**** MATERIAL ****

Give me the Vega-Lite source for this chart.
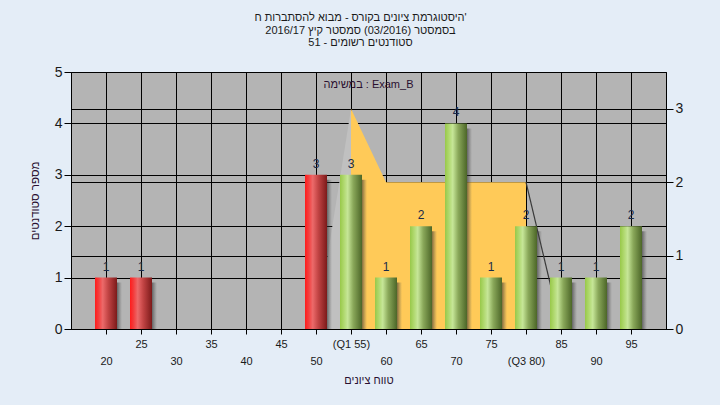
{
  "$schema": "https://vega.github.io/schema/vega-lite/v6.json",
  "width": 595,
  "height": 257,
  "autosize": "none",
  "padding": {"left": 71, "top": 72, "right": 54, "bottom": 76},
  "background": "#e4edf7",
  "config": {
    "view": {"stroke": "black", "strokeWidth": 1, "fill": "#b4b4b4"},
    "font": "Liberation Sans"
  },
  "title": {
    "text": ["היסטוגרמת ציונים בקורס - מבוא להסתברות ח'", "בסמסטר (03/2016) סמסטר קיץ 2016/17", "סטודנטים רשומים - 51"],
    "font": "Liberation Sans",
    "fontSize": 11,
    "fontWeight": "normal",
    "color": "#1a1a1a",
    "lineHeight": 12.5,
    "anchor": "middle",
    "dx": -8,
    "offset": 17
  },
  "datasets": {
    "bars": [
      {"x": 20, "count": 1, "grp": "fail"},
      {"x": 25, "count": 1, "grp": "fail"},
      {"x": 50, "count": 3, "grp": "fail"},
      {"x": 55, "count": 3, "grp": "pass"},
      {"x": 60, "count": 1, "grp": "pass"},
      {"x": 65, "count": 2, "grp": "pass"},
      {"x": 70, "count": 4, "grp": "pass"},
      {"x": 75, "count": 1, "grp": "pass"},
      {"x": 80, "count": 2, "grp": "pass"},
      {"x": 85, "count": 1, "grp": "pass"},
      {"x": 90, "count": 1, "grp": "pass"},
      {"x": 95, "count": 2, "grp": "pass"}
    ],
    "box": [
      {"x": 55, "v": 3},
      {"x": 60, "v": 2},
      {"x": 65, "v": 2},
      {"x": 70, "v": 2},
      {"x": 75, "v": 2},
      {"x": 80, "v": 2}
    ],
    "tri": [
      {"x": 50, "v": 0},
      {"x": 55, "v": 3}
    ],
    "edge": [
      {"x": 80, "v": 2},
      {"x": 85, "v": 0}
    ],
    "note": [
      {"x": 57.5, "count": 4.75, "label": "במשימה : Exam_B"}
    ]
  },
  "encoding": {
    "x": {
      "field": "x",
      "type": "quantitative",
      "scale": {"domain": [15, 100], "nice": false, "zero": false, "padding": 0},
      "axis": {
        "values": [20, 25, 30, 35, 40, 45, 50, 55, 60, 65, 70, 75, 80, 85, 90, 95],
        "labelExpr": "datum.value == 55 ? '(Q1 55)' : datum.value == 80 ? '(Q3 80)' : datum.label",
        "labelPadding": {"condition": {"test": "datum.value % 10 == 0", "value": 21}, "value": 4},
        "labelFont": "Liberation Sans",
        "labelFontSize": 11,
        "labelColor": "#1a1a1a",
        "labelOverlap": false,
        "labelFlush": false,
        "labelBound": false,
        "tickSize": 5,
        "tickColor": "black",
        "domainColor": "black",
        "grid": true,
        "gridColor": "black",
        "gridOpacity": 1,
        "gridWidth": 1,
        "title": "טווח ציונים",
        "titleFont": "Liberation Sans",
        "titleFontSize": 11,
        "titleFontWeight": "normal",
        "titleColor": "#2a1030",
        "titlePadding": 8
      }
    }
  },
  "layer": [
    {
      "encoding": {
        "y": {
          "field": "v",
          "type": "quantitative",
          "scale": {"domain": [0, 3.5], "nice": false},
          "axis": {
            "orient": "right",
            "values": [0, 1, 2, 3],
            "title": null,
            "labelFont": "Liberation Sans",
            "labelFontSize": 14,
            "labelColor": "#1a1a1a",
            "labelPadding": 2,
            "tickSize": 7,
            "tickColor": "black",
            "domainColor": "black",
            "grid": true,
            "gridColor": "black",
            "gridOpacity": 1,
            "gridWidth": 1
          }
        }
      },
      "layer": [
        {"data": {"name": "tri"}, "mark": {"type": "area", "color": "#c0c0c0"}},
        {"data": {"name": "box"}, "mark": {"type": "area", "color": "#ffca58"}},
        {"data": {"name": "edge"}, "mark": {"type": "line", "color": "#3a3a3a", "strokeWidth": 1.2}}
      ]
    },
    {
      "encoding": {
        "y": {
          "field": "count",
          "type": "quantitative",
          "scale": {"domain": [0, 5], "nice": false},
          "axis": {
            "orient": "left",
            "values": [0, 1, 2, 3, 4, 5],
            "title": "מספר סטודנטים",
            "titleFont": "Liberation Sans",
            "titleFontSize": 11.5,
            "titleFontWeight": "normal",
            "titleColor": "#2a1030",
            "titlePadding": 14,
            "labelFont": "Liberation Sans",
            "labelFontSize": 14,
            "labelColor": "#1a1a1a",
            "labelPadding": 2,
            "tickSize": 7,
            "tickColor": "black",
            "domainColor": "black",
            "grid": true,
            "gridColor": "black",
            "gridOpacity": 1,
            "gridWidth": 1
          }
        }
      },
      "layer": [
        {
          "data": {"name": "bars"},
          "mark": {
            "type": "bar",
            "width": 22,
            "xOffset": 5,
            "yOffset": 5,
            "clip": true,
            "fill": {
              "gradient": "linear", "x1": 0, "x2": 1, "y1": 0, "y2": 0,
              "stops": [
                {"offset": 0, "color": "rgba(30,30,30,0.9)"},
                {"offset": 0.72, "color": "rgba(40,40,40,0.75)"},
                {"offset": 1, "color": "rgba(80,80,80,0)"}
              ]
            }
          }
        },
        {
          "data": {"name": "bars"},
          "transform": [{"filter": "datum.grp == 'fail'"}],
          "mark": {
            "type": "bar",
            "width": 22,
            "fill": {
              "gradient": "linear", "x1": 0, "x2": 1, "y1": 0, "y2": 0,
              "stops": [
                {"offset": 0, "color": "#ff1c1c"},
                {"offset": 0.15, "color": "#f43a3a"},
                {"offset": 0.35, "color": "#ec6a6a"},
                {"offset": 0.6, "color": "#c24444"},
                {"offset": 1, "color": "#7c1a1a"}
              ]
            }
          }
        },
        {
          "data": {"name": "bars"},
          "transform": [{"filter": "datum.grp == 'pass'"}],
          "mark": {
            "type": "bar",
            "width": 22,
            "fill": {
              "gradient": "linear", "x1": 0, "x2": 1, "y1": 0, "y2": 0,
              "stops": [
                {"offset": 0, "color": "#98c84a"},
                {"offset": 0.15, "color": "#acd668"},
                {"offset": 0.35, "color": "#c6e698"},
                {"offset": 0.6, "color": "#8aa85a"},
                {"offset": 1, "color": "#4c6628"}
              ]
            }
          }
        },
        {
          "data": {"name": "bars"},
          "mark": {"type": "text", "baseline": "bottom", "dy": -4, "fontSize": 12, "font": "Liberation Sans", "color": "#1a2a4a"},
          "encoding": {"text": {"field": "count", "type": "quantitative"}}
        },
        {
          "data": {"name": "note"},
          "mark": {"type": "text", "fontSize": 11, "font": "Liberation Sans", "color": "#2a1030", "baseline": "middle"},
          "encoding": {"text": {"field": "label", "type": "nominal"}}
        }
      ]
    }
  ],
  "resolve": {"scale": {"y": "independent"}, "axis": {"y": "independent"}}
}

****

> _EXERCISE DESCRIPTION_
Your task is to repeat the data above exactly while excluding the pictures.

> _EXERCISE RESPONSE_
Give me the Vega-Lite source for this chart.
{
  "$schema": "https://vega.github.io/schema/vega-lite/v6.json",
  "width": 595,
  "height": 257,
  "autosize": "none",
  "padding": {"left": 71, "top": 72, "right": 54, "bottom": 76},
  "background": "#e4edf7",
  "config": {
    "view": {"stroke": "black", "strokeWidth": 1, "fill": "#b4b4b4"},
    "font": "Liberation Sans"
  },
  "title": {
    "text": ["היסטוגרמת ציונים בקורס - מבוא להסתברות ח'", "בסמסטר (03/2016) סמסטר קיץ 2016/17", "סטודנטים רשומים - 51"],
    "font": "Liberation Sans",
    "fontSize": 11,
    "fontWeight": "normal",
    "color": "#1a1a1a",
    "lineHeight": 12.5,
    "anchor": "middle",
    "dx": -8,
    "offset": 17
  },
  "datasets": {
    "bars": [
      {"x": 20, "count": 1, "grp": "fail"},
      {"x": 25, "count": 1, "grp": "fail"},
      {"x": 50, "count": 3, "grp": "fail"},
      {"x": 55, "count": 3, "grp": "pass"},
      {"x": 60, "count": 1, "grp": "pass"},
      {"x": 65, "count": 2, "grp": "pass"},
      {"x": 70, "count": 4, "grp": "pass"},
      {"x": 75, "count": 1, "grp": "pass"},
      {"x": 80, "count": 2, "grp": "pass"},
      {"x": 85, "count": 1, "grp": "pass"},
      {"x": 90, "count": 1, "grp": "pass"},
      {"x": 95, "count": 2, "grp": "pass"}
    ],
    "box": [
      {"x": 55, "v": 3},
      {"x": 60, "v": 2},
      {"x": 65, "v": 2},
      {"x": 70, "v": 2},
      {"x": 75, "v": 2},
      {"x": 80, "v": 2}
    ],
    "tri": [
      {"x": 50, "v": 0},
      {"x": 55, "v": 3}
    ],
    "edge": [
      {"x": 80, "v": 2},
      {"x": 85, "v": 0}
    ],
    "note": [
      {"x": 57.5, "count": 4.75, "label": "במשימה : Exam_B"}
    ]
  },
  "encoding": {
    "x": {
      "field": "x",
      "type": "quantitative",
      "scale": {"domain": [15, 100], "nice": false, "zero": false, "padding": 0},
      "axis": {
        "values": [20, 25, 30, 35, 40, 45, 50, 55, 60, 65, 70, 75, 80, 85, 90, 95],
        "labelExpr": "datum.value == 55 ? '(Q1 55)' : datum.value == 80 ? '(Q3 80)' : datum.label",
        "labelPadding": {"condition": {"test": "datum.value % 10 == 0", "value": 21}, "value": 4},
        "labelFont": "Liberation Sans",
        "labelFontSize": 11,
        "labelColor": "#1a1a1a",
        "labelOverlap": false,
        "labelFlush": false,
        "labelBound": false,
        "tickSize": 5,
        "tickColor": "black",
        "domainColor": "black",
        "grid": true,
        "gridColor": "black",
        "gridOpacity": 1,
        "gridWidth": 1,
        "title": "טווח ציונים",
        "titleFont": "Liberation Sans",
        "titleFontSize": 11,
        "titleFontWeight": "normal",
        "titleColor": "#2a1030",
        "titlePadding": 8
      }
    }
  },
  "layer": [
    {
      "encoding": {
        "y": {
          "field": "v",
          "type": "quantitative",
          "scale": {"domain": [0, 3.5], "nice": false},
          "axis": {
            "orient": "right",
            "values": [0, 1, 2, 3],
            "title": null,
            "labelFont": "Liberation Sans",
            "labelFontSize": 14,
            "labelColor": "#1a1a1a",
            "labelPadding": 2,
            "tickSize": 7,
            "tickColor": "black",
            "domainColor": "black",
            "grid": true,
            "gridColor": "black",
            "gridOpacity": 1,
            "gridWidth": 1
          }
        }
      },
      "layer": [
        {"data": {"name": "tri"}, "mark": {"type": "area", "color": "#c0c0c0"}},
        {"data": {"name": "box"}, "mark": {"type": "area", "color": "#ffca58"}},
        {"data": {"name": "edge"}, "mark": {"type": "line", "color": "#3a3a3a", "strokeWidth": 1.2}}
      ]
    },
    {
      "encoding": {
        "y": {
          "field": "count",
          "type": "quantitative",
          "scale": {"domain": [0, 5], "nice": false},
          "axis": {
            "orient": "left",
            "values": [0, 1, 2, 3, 4, 5],
            "title": "מספר סטודנטים",
            "titleFont": "Liberation Sans",
            "titleFontSize": 11.5,
            "titleFontWeight": "normal",
            "titleColor": "#2a1030",
            "titlePadding": 14,
            "labelFont": "Liberation Sans",
            "labelFontSize": 14,
            "labelColor": "#1a1a1a",
            "labelPadding": 2,
            "tickSize": 7,
            "tickColor": "black",
            "domainColor": "black",
            "grid": true,
            "gridColor": "black",
            "gridOpacity": 1,
            "gridWidth": 1
          }
        }
      },
      "layer": [
        {
          "data": {"name": "bars"},
          "mark": {
            "type": "bar",
            "width": 22,
            "xOffset": 5,
            "yOffset": 5,
            "clip": true,
            "fill": {
              "gradient": "linear", "x1": 0, "x2": 1, "y1": 0, "y2": 0,
              "stops": [
                {"offset": 0, "color": "rgba(30,30,30,0.9)"},
                {"offset": 0.72, "color": "rgba(40,40,40,0.75)"},
                {"offset": 1, "color": "rgba(80,80,80,0)"}
              ]
            }
          }
        },
        {
          "data": {"name": "bars"},
          "transform": [{"filter": "datum.grp == 'fail'"}],
          "mark": {
            "type": "bar",
            "width": 22,
            "fill": {
              "gradient": "linear", "x1": 0, "x2": 1, "y1": 0, "y2": 0,
              "stops": [
                {"offset": 0, "color": "#ff1c1c"},
                {"offset": 0.15, "color": "#f43a3a"},
                {"offset": 0.35, "color": "#ec6a6a"},
                {"offset": 0.6, "color": "#c24444"},
                {"offset": 1, "color": "#7c1a1a"}
              ]
            }
          }
        },
        {
          "data": {"name": "bars"},
          "transform": [{"filter": "datum.grp == 'pass'"}],
          "mark": {
            "type": "bar",
            "width": 22,
            "fill": {
              "gradient": "linear", "x1": 0, "x2": 1, "y1": 0, "y2": 0,
              "stops": [
                {"offset": 0, "color": "#98c84a"},
                {"offset": 0.15, "color": "#acd668"},
                {"offset": 0.35, "color": "#c6e698"},
                {"offset": 0.6, "color": "#8aa85a"},
                {"offset": 1, "color": "#4c6628"}
              ]
            }
          }
        },
        {
          "data": {"name": "bars"},
          "mark": {"type": "text", "baseline": "bottom", "dy": -4, "fontSize": 12, "font": "Liberation Sans", "color": "#1a2a4a"},
          "encoding": {"text": {"field": "count", "type": "quantitative"}}
        },
        {
          "data": {"name": "note"},
          "mark": {"type": "text", "fontSize": 11, "font": "Liberation Sans", "color": "#2a1030", "baseline": "middle"},
          "encoding": {"text": {"field": "label", "type": "nominal"}}
        }
      ]
    }
  ],
  "resolve": {"scale": {"y": "independent"}, "axis": {"y": "independent"}}
}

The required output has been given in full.